En 2021, Ron Dermer, alors ancien ambassadeur d’Israël aux USA, avait provoqué un tollé en suggérant qu’Israël devrait privilégier le soutien des chrétiens usaméricains plutôt que celui des juifs usaméricains. Sur ses propres termes – obtenir un soutien pour les guerres d’Israël – cette stratégie a manifestement échoué. Contrairement aux évangéliques plus âgés, généralement de fervents partisans d’Israël, les jeunes chrétiens usaméricains commencent déjà à se détourner. Comme l’a récemment dit Megyn Kelly, ancienne présentatrice conservatrice de Fox, à Carlson : « Tous les moins de 30 ans détestent Israël. »
Rupture
avec la politique étrangère sioniste
La
démolition intentionnelle du consensus bipartisan aux USA par Netanyahou et son
entourage a toujours été un pari orgueilleux. Comme une grenade mal
chronométrée, elle leur a explosé au visage. Bien qu’ils n’aient pas eu tort de
constater que la droite usaméricaine était en train de monter, le bureau du
Premier ministre a manqué le fait que cette nouvelle droite tirait sa force de
la promesse d’isolement, alimentée par la colère contre le paradigme
interventionniste que les alliés les plus proches d’Israël à Washington
représentaient. Formés à l’apogée du néoconservatisme, ces hommes n’avaient
guère réfléchi à la perspective d’un monde post-usaméricain.
Face aux
condamnations croissantes et aux sanctions internationales imminentes, Netanyahou
a refusé d’arrêter l’assaut israélien. Désormais, pour poursuivre la guerre –
que ce soit par survie politique étroite, messianisme mégalomaniaque ou une
combinaison des deux – il propose rien de moins qu’une rupture totale avec le
principe le plus fondamental de la politique étrangère sioniste.
Dès ses
premières années, lorsque Theodor Herzl chercha à obtenir une audience avec le
sultan ottoman, le sionisme a travaillé à obtenir et à compter sur le soutien
des grandes puissances. Il réussit non par intervention divine ou plan
providentiel, mais parce que les premiers dirigeants sionistes recherchaient
activement de telles alliances. Ils comprenaient que pour les Juifs, comme pour
d’autres petites nations, l’isolement était un piège mortel. Au cours du
dernier siècle, de vieux empires sont tombés, de nouvelles puissances les ont
remplacés, mais le principe est resté le même.
Après la
fondation d’Israël, ses premiers dirigeants craignaient énormément que sans
alliances avec des puissances régionales et mondiales plus fortes, le projet
sioniste échoue. En 1949, Moshe Sharrett, alors ministre des Affaires
étrangères, se lamentait : « Nous vivons dans un état d’isolement malveillant
au Moyen-Orient. » David Ben-Gourion rêvait d’un accord de défense mutuelle
avec les USA. Avec le temps, Israël réussit à obtenir le soutien usaméricain ;
c’est sans doute l’une des raisons de sa survie.
Peut-être
que l’un des aspects les plus incohérents, voire délirants, de la vision de
Netanyahou est qu’il a proclamé la non-appartenance présumée d’Israël à tout
bloc mondial au moment même où Israël apparaît comme le factotum capricieux de
l’USAmérique. Les deux dernières années ont démontré la dépendance totale
d’Israël envers les USA pour tout, des munitions au partage du renseignement.

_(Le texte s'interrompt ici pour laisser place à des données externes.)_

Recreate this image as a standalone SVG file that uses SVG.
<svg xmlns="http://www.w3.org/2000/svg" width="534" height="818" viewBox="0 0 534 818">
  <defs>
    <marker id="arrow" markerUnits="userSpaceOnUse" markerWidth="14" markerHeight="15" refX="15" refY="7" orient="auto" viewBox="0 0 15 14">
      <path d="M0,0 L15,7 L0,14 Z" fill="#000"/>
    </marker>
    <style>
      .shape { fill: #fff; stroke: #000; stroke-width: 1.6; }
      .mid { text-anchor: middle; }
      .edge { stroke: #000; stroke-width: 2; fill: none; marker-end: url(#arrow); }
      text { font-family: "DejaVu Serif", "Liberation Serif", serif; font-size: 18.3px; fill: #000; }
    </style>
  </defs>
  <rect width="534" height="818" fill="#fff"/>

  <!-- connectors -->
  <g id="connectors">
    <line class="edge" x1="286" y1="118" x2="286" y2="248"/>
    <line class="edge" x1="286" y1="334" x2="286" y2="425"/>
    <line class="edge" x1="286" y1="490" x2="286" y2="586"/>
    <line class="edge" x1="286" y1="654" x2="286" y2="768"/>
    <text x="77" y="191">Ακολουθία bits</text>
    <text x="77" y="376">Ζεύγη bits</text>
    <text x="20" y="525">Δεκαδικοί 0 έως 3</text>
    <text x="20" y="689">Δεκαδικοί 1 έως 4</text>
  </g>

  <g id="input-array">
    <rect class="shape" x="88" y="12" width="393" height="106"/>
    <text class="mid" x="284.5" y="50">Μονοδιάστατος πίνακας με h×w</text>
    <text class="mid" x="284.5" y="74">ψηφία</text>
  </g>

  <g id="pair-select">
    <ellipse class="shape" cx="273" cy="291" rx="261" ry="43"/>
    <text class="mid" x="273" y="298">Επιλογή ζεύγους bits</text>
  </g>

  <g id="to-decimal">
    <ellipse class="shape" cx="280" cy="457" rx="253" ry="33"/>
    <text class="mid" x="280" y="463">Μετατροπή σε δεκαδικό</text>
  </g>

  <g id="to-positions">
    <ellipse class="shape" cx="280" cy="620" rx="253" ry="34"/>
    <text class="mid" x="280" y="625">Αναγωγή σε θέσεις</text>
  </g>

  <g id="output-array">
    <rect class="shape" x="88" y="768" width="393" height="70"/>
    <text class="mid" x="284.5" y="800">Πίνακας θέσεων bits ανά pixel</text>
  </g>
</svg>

La guerre de 12 jours contre l’Iran a révélé Israël comme une sorte d’État
vassal, implorant l’aide du seigneur féodal.
Il y a
toutefois une chose que le récent discours de Netanyahou a bien identifié.
L’ordre unipolaire post-1989 est terminé. La transition vers le siècle post-usaméricain
a également menacé de faire s’effondrer le système de normes et d’institutions
internationales qui s’était formé sous l’hégémonie hémisphérique, puis
mondiale, des USA. Israël doit sa prospérité actuelle, sinon son existence
même, à ce système.
Et pourtant,
tout au long des deux dernières années de guerre acharnée, les dirigeants
israéliens, Netanyahou en tête, ont semblé vouloir abattre ce système. Les
actions d’Israël à Gaza ont gravement terni sa légitimité. À long terme,
cependant, Israël sera voué à l’échec sans lui.
Dans son
discours cette semaine, Netanyahou a puisé dans la tradition grecque, mais
peut-être que la référence la plus pertinente se trouve dans la Bible
hébraïque. Ce que Netanyahou propose n’est pas Sparte, mais Samson.